Why Teams Lose Trust in Their Own Outputs
Trust in system outputs erodes when teams cannot explain how decisions, results, or recommendations were produced.
Observation
Organizations increasingly rely on systems to generate decisions, recommendations, forecasts, reports, and operational insights. As these systems become more integrated into daily operations, teams often assume that outputs can be trusted because they originate from established tools, processes, or technologies.
However, trust is rarely determined by output alone. It is shaped by an organization's ability to understand how results were produced, what information influenced them, and whether the underlying process remains consistent over time.
When visibility into decision-making declines, confidence in outputs can begin to erode even when the outputs themselves remain technically correct.
Emerging Signals
The earliest indicators of declining trust often appear through changes in behavior rather than explicit objections.
Teams may begin validating system outputs manually before acting on them. Individuals may seek alternative sources of information to confirm recommendations. Decisions that were previously accepted become subject to additional review, discussion, or scrutiny.
Questions such as "Where did this number come from?" or "Why did the system make that recommendation?" become increasingly common. Different teams may develop varying levels of confidence in the same outputs, leading to inconsistent adoption and fragmented decision-making.
In some cases, users continue utilizing systems while privately relying on personal judgment, spreadsheets, or parallel workflows to verify results. The system remains operational, but trust in its outputs has begun to weaken.
Operational Implications
As trust declines, organizations often experience a reduction in operational efficiency and consistency.
Teams spend more time validating outputs, investigating discrepancies, and reconstructing decision pathways. The intended benefits of automation, analytics, or decision support systems may diminish as manual verification becomes embedded within routine workflows.
Reduced trust can also create organizational fragmentation. Different groups may interpret the same outputs differently or choose to rely on alternative sources of information. This can lead to conflicting decisions, inconsistent execution, and uncertainty regarding which outputs should guide action.

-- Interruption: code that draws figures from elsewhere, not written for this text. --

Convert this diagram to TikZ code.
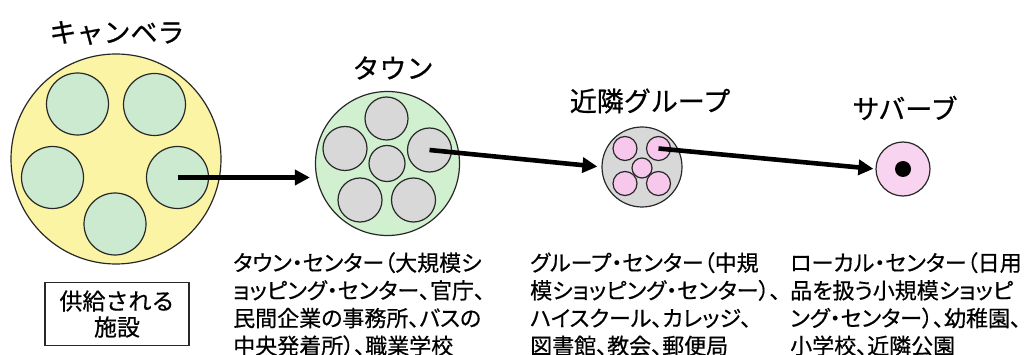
\documentclass[tikz,border=0pt]{standalone}
\usepackage{fontspec}
\setmainfont{Noto Sans CJK JP}
\newfontfamily\jpp[RawFeature=+palt,FakeBold=0.5]{Noto Sans CJK JP}
\newfontfamily\jpt[FakeBold=0.6]{Noto Sans CJK JP}
\usetikzlibrary{arrows.meta}
\definecolor{yel}{RGB}{251,244,165}
\definecolor{mint}{RGB}{204,234,208}
\definecolor{mintl}{RGB}{208,240,208}
\definecolor{gry}{RGB}{216,216,216}
\definecolor{pnk}{RGB}{247,200,236}
\definecolor{pnkl}{RGB}{249,212,240}
\definecolor{linec}{RGB}{40,40,40}
\begin{document}
\begin{tikzpicture}[x=1pt,y=-1pt,
  ring/.style={circle, draw=linec, line width=1.2pt, inner sep=0pt, minimum size=#1},
  arr/.style={line width=4.6pt, -{Triangle[length=15pt,width=15pt]}},
  ttl/.style={inner sep=0pt, font=\jpt\fontsize{27}{30}\selectfont},
  desc/.style={inner sep=0pt, anchor=north west, align=left, font=\jpp\fontsize{22}{27.7}\selectfont},
  boxn/.style={draw=linec, line width=1.3pt, minimum width=144pt, minimum height=63pt, inner sep=0pt, align=center, font=\jpt\fontsize{23}{26}\selectfont}]
\useasboundingbox (0,0) rectangle (1032,355);
\fill[white] (0,0) rectangle (1032,355);
% Canberra
\node[ring=210pt, fill=yel] (canb) at (116,159) {};
\node[ring=62pt, fill=mint] (c1) at (77.5,104) {};
\node[ring=62pt, fill=mint] (c2) at (154.5,104.5) {};
\node[ring=62pt, fill=mint] (c3) at (52.5,177.5) {};
\node[ring=62pt, fill=mint] (c4) at (177.5,177.5) {};
\node[ring=62pt, fill=mint] (c5) at (115,224) {};
% Town
\node[ring=144pt, fill=mintl] (town) at (387.5,163.5) {};
\node[ring=43pt, fill=gry] (t1) at (386.5,118.5) {};
\node[ring=44pt, fill=gry] (t2) at (345,148.5) {};
\node[ring=44pt, fill=gry] (t3) at (429.5,150) {};
\node[ring=36pt, fill=gry] (t4) at (387,163.5) {};
\node[ring=44pt, fill=gry] (t5) at (360,200) {};
\node[ring=44pt, fill=gry] (t6) at (413.5,200) {};
% Group
\node[ring=80pt, fill=gry] (grp) at (642,167) {};
\node[ring=24pt, fill=pnk] (g1) at (625,148.5) {};
\node[ring=24pt, fill=pnk] (g2) at (658.5,148.5) {};
\node[ring=20pt, fill=pnk] (g3) at (642,168) {};
\node[ring=24pt, fill=pnk] (g4) at (625,183.5) {};
\node[ring=24pt, fill=pnk] (g5) at (658.5,183.5) {};
% Suburb
\node[ring=54pt, fill=pnkl] (sub) at (903,169) {};
\node[circle, fill=black, inner sep=0pt, minimum size=16pt] (dot) at (903,169) {};
% arrows
\draw[arr, shorten >=5pt] (c4.center) -- (c4.center -| town.west);
\draw[arr, shorten >=4pt] (t3.center) -- (grp.west);
\draw[arr, shorten >=2pt] (g2.center) -- (sub.west);
% titles
\node[ttl] (tcanb) at (117,33) {キャンベラ};
\node[ttl] (ttown) at (393,68) {タウン};
\node[ttl] (tgrp) at (650,101) {近隣グループ};
\node[ttl] (tsub) at (905,108) {サバーブ};
% descriptions
\node[desc] (dtown) at (233,252) {タウン・センター（大規模シ\\ョッピング・センター、官庁、\\民間企業の事務所、バスの\\中央発着所）、職業学校};
\node[desc] (dgrp) at (530,252) {グループ・センター（中規\\模ショッピング・センター）、\\ハイスクール、カレッジ、\\図書館、教会、郵便局};
\node[desc] (dsub) at (790,252) {ローカル・センター（日用\\品を扱う小規模ショッピ\\ング・センター）、幼稚園、\\小学校、近隣公園};
% box
\node[boxn] (box) at (117,314) {供給される\\施設};
\end{tikzpicture}
\end{document}
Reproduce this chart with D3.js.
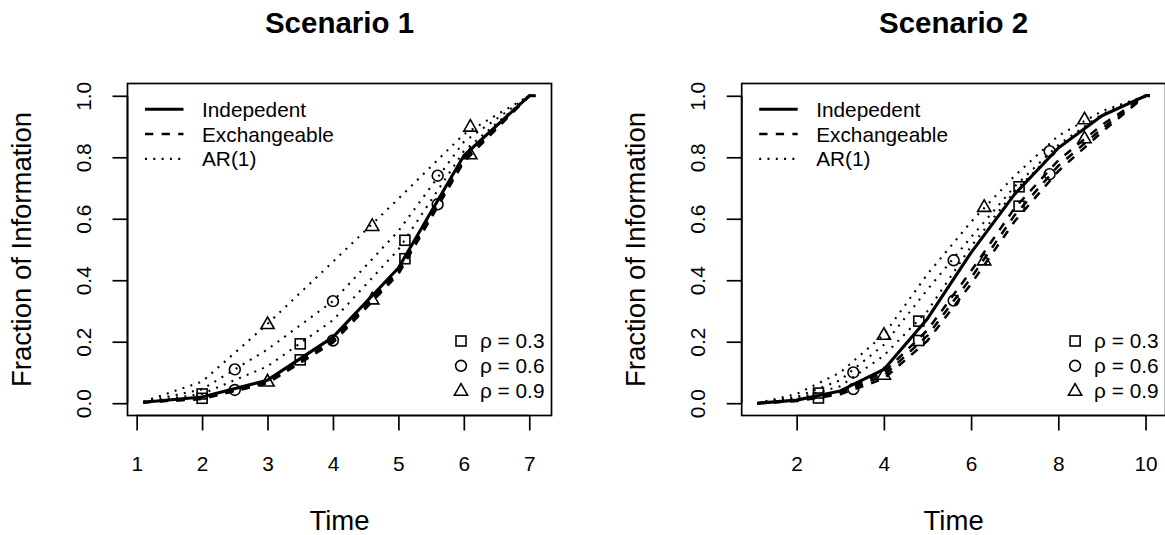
<!DOCTYPE html>
<html><head><meta charset="utf-8">
<script src="https://cdn.jsdelivr.net/npm/d3@7"></script>
<style>
html,body{margin:0;padding:0;background:#fff;}
svg{display:block;font-family:"Liberation Sans",Arial,Helvetica,sans-serif;}
</style></head>
<body><svg id="chart" width="1165" height="535"></svg>
<script>
// ---------- data ----------
const titles = ["Scenario 1", "Scenario 2"];
const xTicks1 = [1, 2, 3, 4, 5, 6, 7];
const xTicks2 = [2, 4, 6, 8, 10];
const yTicks = [0.0, 0.2, 0.4, 0.6, 0.8, 1.0];
const rhoLabels = ["ρ = 0.3", "ρ = 0.6", "ρ = 0.9"];
const structureLabels = ["Indepedent", "Exchangeable", "AR(1)"];

// Scenario 1
const time1   = [1.1, 2, 3, 4, 5, 6, 7, 7.1];
const indep1  = [0.003, 0.020, 0.075, 0.215, 0.440, 0.805, 1.0, 1.0];
const exch1_3 = [0.003, 0.016, 0.070, 0.205, 0.430, 0.795, 1.0, 1.0];
const exch1_6 = [0.003, 0.015, 0.067, 0.200, 0.425, 0.790, 1.0, 1.0];
const exch1_9 = [0.003, 0.014, 0.065, 0.197, 0.420, 0.785, 1.0, 1.0];
const ar1_3   = [0.003, 0.030, 0.120, 0.270, 0.500, 0.820, 1.0, 1.0];
const ar1_6   = [0.004, 0.045, 0.175, 0.332, 0.560, 0.850, 1.0, 1.0];
const ar1_9   = [0.005, 0.070, 0.258, 0.460, 0.665, 0.875, 1.0, 1.0];
// marker points scenario 1
const mk1_3_x = [2.0, 3.5, 5.1], mk1_3_ar = [0.030, 0.193, 0.530], mk1_3_ex = [0.016, 0.141, 0.470];
const mk1_6_x = [2.5, 4.0, 5.6], mk1_6_ar = [0.110, 0.332, 0.740], mk1_6_ex = [0.043, 0.204, 0.647];
const mk1_9_x = [3.0, 4.6, 6.1], mk1_9_ar = [0.258, 0.577, 0.900], mk1_9_ex = [0.071, 0.338, 0.810];

// Scenario 2
const time2   = [1.1, 2, 3, 4, 5, 6, 7, 8, 9, 10, 10.1];
const indep2  = [0.0, 0.010, 0.040, 0.110, 0.275, 0.490, 0.680, 0.830, 0.935, 1.0, 1.0];
const exch2_3 = [0.0, 0.009, 0.038, 0.100, 0.238, 0.430, 0.635, 0.790, 0.905, 1.0, 1.0];
const exch2_6 = [0.0, 0.008, 0.033, 0.090, 0.220, 0.408, 0.612, 0.772, 0.893, 1.0, 1.0];
const exch2_9 = [0.0, 0.007, 0.029, 0.080, 0.203, 0.388, 0.592, 0.755, 0.882, 1.0, 1.0];
const ar2_3   = [0.0, 0.015, 0.055, 0.155, 0.300, 0.510, 0.690, 0.830, 0.935, 1.0, 1.0];
const ar2_6   = [0.0, 0.020, 0.075, 0.190, 0.370, 0.540, 0.705, 0.840, 0.940, 1.0, 1.0];
const ar2_9   = [0.0, 0.030, 0.100, 0.223, 0.420, 0.590, 0.740, 0.870, 0.950, 1.0, 1.0];
const mk2_3_x = [2.5, 4.8, 7.1], mk2_3_ar = [0.033, 0.267, 0.704], mk2_3_ex = [0.017, 0.204, 0.641];
const mk2_6_x = [3.3, 5.6, 7.8], mk2_6_ar = [0.100, 0.465, 0.820], mk2_6_ex = [0.046, 0.334, 0.745];
const mk2_9_x = [4.0, 6.3, 8.6], mk2_9_ar = [0.223, 0.639, 0.924], mk2_9_ex = [0.093, 0.465, 0.862];

// ---------- drawing ----------
const svg = d3.select("#chart");
const FONT = 20.8;
const LABFONT = 27.5;
const STYLE = {
  solid:  {dash: null,      w: 3.1},
  dashed: {dash: "8.3,8.3", w: 2.5},
  dotted: {dash: "2,6.3",   w: 2.1}
};

const panels = [
  {title: titles[0], box: [127.5, 551.5, 83.5, 415.5], xdom: [0.86, 7.34], xticks: xTicks1, time: time1,
   indep: indep1, exch: [exch1_3, exch1_6, exch1_9], ar: [ar1_3, ar1_6, ar1_9],
   marks: [[mk1_3_x, mk1_3_ar, mk1_3_ex], [mk1_6_x, mk1_6_ar, mk1_6_ex], [mk1_9_x, mk1_9_ar, mk1_9_ex]]},
  {title: titles[1], box: [741.7, 1165.6, 83.5, 415.5], xdom: [0.74, 10.46], xticks: xTicks2, time: time2,
   indep: indep2, exch: [exch2_3, exch2_6, exch2_9], ar: [ar2_3, ar2_6, ar2_9],
   marks: [[mk2_3_x, mk2_3_ar, mk2_3_ex], [mk2_6_x, mk2_6_ar, mk2_6_ex], [mk2_9_x, mk2_9_ar, mk2_9_ex]]}
];

function marker(g, type, cx, cy) {
  const s = g.append(type === 0 ? "rect" : type === 1 ? "circle" : "path")
    .attr("fill", "none").attr("stroke", "#000").attr("stroke-width", 1.6);
  if (type === 0) s.attr("x", cx - 5).attr("y", cy - 5).attr("width", 10).attr("height", 10);
  else if (type === 1) s.attr("cx", cx).attr("cy", cy).attr("r", 5.4);
  else s.attr("d", `M${cx},${cy - 6.9}L${cx + 6.6},${cy + 4.6}L${cx - 6.6},${cy + 4.6}Z`);
}

panels.forEach(p => {
  const [L, R, T, B] = p.box;
  const x = d3.scaleLinear().domain(p.xdom).range([L, R]);
  const y = d3.scaleLinear().domain([-0.04, 1.04]).range([B, T]);
  const g = svg.append("g");

  const line = d3.line().x((d, i) => x(p.time[i])).y(d => y(d));
  const draw = (vals, st) => g.append("path").attr("d", line(vals)).attr("fill", "none")
    .attr("stroke", "#000").attr("stroke-width", st.w).attr("stroke-dasharray", st.dash)
    .attr("stroke-linejoin", "round");

  p.ar.forEach(v => draw(v, STYLE.dotted));
  p.exch.forEach(v => draw(v, STYLE.dashed));
  draw(p.indep, STYLE.solid);

  p.marks.forEach((m, k) => {
    m[0].forEach((xv, i) => {
      marker(g, k, x(xv), y(m[1][i]));
      marker(g, k, x(xv), y(m[2][i]));
    });
  });

  // box
  g.append("rect").attr("x", L).attr("y", T).attr("width", R - L).attr("height", B - T)
    .attr("fill", "none").attr("stroke", "#000").attr("stroke-width", 1.7);

  // axes (R style)
  const xa = g.append("g").attr("transform", `translate(0,${B})`)
    .call(d3.axisBottom(x).tickValues(p.xticks).tickSize(15).tickPadding(10).tickFormat(d3.format("d")));
  const ya = g.append("g").attr("transform", `translate(${L},0)`)
    .call(d3.axisLeft(y).tickValues(yTicks).tickSize(15).tickFormat(d3.format(".1f")));
  [xa, ya].forEach(a => {
    a.selectAll(".tick line").attr("stroke-width", 1.7);
    a.selectAll("text").attr("font-size", FONT).attr("font-family", "Liberation Sans, Arial, sans-serif").attr("fill", "#000");
  });
  xa.select(".domain").remove();
  ya.select(".domain").remove();
  g.append("line").attr("x1", x(p.xticks[0])).attr("x2", x(p.xticks[p.xticks.length - 1]))
    .attr("y1", B).attr("y2", B).attr("stroke", "#000").attr("stroke-width", 1.7);
  g.append("line").attr("y1", y(0)).attr("y2", y(1)).attr("x1", L).attr("x2", L)
    .attr("stroke", "#000").attr("stroke-width", 1.7);
  xa.selectAll("text").attr("dy", null).attr("y", 55);
  ya.selectAll(".tick text").attr("x", null).attr("dy", null)
    .attr("transform", "translate(-37,0) rotate(-90)").attr("text-anchor", "middle").attr("y", 0);

  // titles and labels
  g.append("text").attr("x", (L + R) / 2).attr("y", 33).attr("text-anchor", "middle")
    .attr("font-size", 29.5).attr("font-weight", "bold").text(p.title);
  g.append("text").attr("x", (L + R) / 2).attr("y", 530).attr("text-anchor", "middle")
    .attr("font-size", LABFONT).text("Time");
  g.append("text").attr("transform", `translate(${L - 97},${(T + B) / 2}) rotate(-90)`)
    .attr("text-anchor", "middle").attr("font-size", LABFONT).text("Fraction of Information");

  // legend: structures
  const styles = [STYLE.solid, STYLE.dashed, STYLE.dotted];
  structureLabels.forEach((lab, i) => {
    const yy = 109.3 + i * 24.8;
    g.append("line").attr("x1", L + 17.5).attr("x2", L + 56).attr("y1", yy).attr("y2", yy)
      .attr("stroke", "#000").attr("stroke-width", styles[i].w).attr("stroke-dasharray", styles[i].dash);
    g.append("text").attr("x", L + 74.5).attr("y", yy + 7.4).attr("font-size", FONT).text(lab);
  });
  // legend: rho
  rhoLabels.forEach((lab, i) => {
    const yy = 341 + i * 24.8;
    marker(g, i, R - 90.5, yy);
    g.append("text").attr("x", R - 71.5).attr("y", yy + 7.4).attr("font-size", FONT).text(lab);
  });
});
</script></body></html>
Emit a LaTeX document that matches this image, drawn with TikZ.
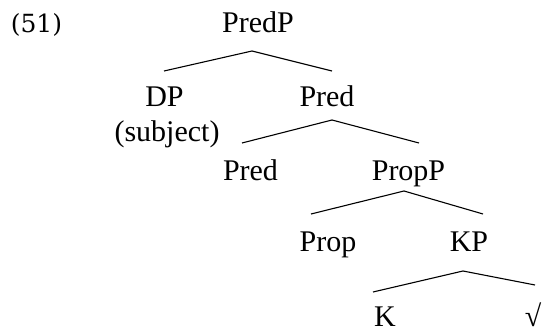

Over time, the organization may lose confidence not only in specific outputs but also in the systems responsible for generating them.
Questions Worth Monitoring
- Can teams explain how critical outputs are generated?
- Are users increasingly validating results through manual processes?
- Do different teams trust the same outputs equally?
- Can decision pathways be reconstructed after outcomes occur?
- Is confidence based on evidence and visibility, or on assumption and familiarity?
Intelligence Assessment
Trust is not created by accuracy alone. It is sustained through visibility, consistency, and the ability to explain how outcomes are produced. Organizations that cannot trace the origin of decisions, recommendations, or results may experience declining confidence in their own systems, even when those systems continue functioning as intended. Loss of trust often emerges gradually and can become a significant operational constraint long before it becomes formally recognized.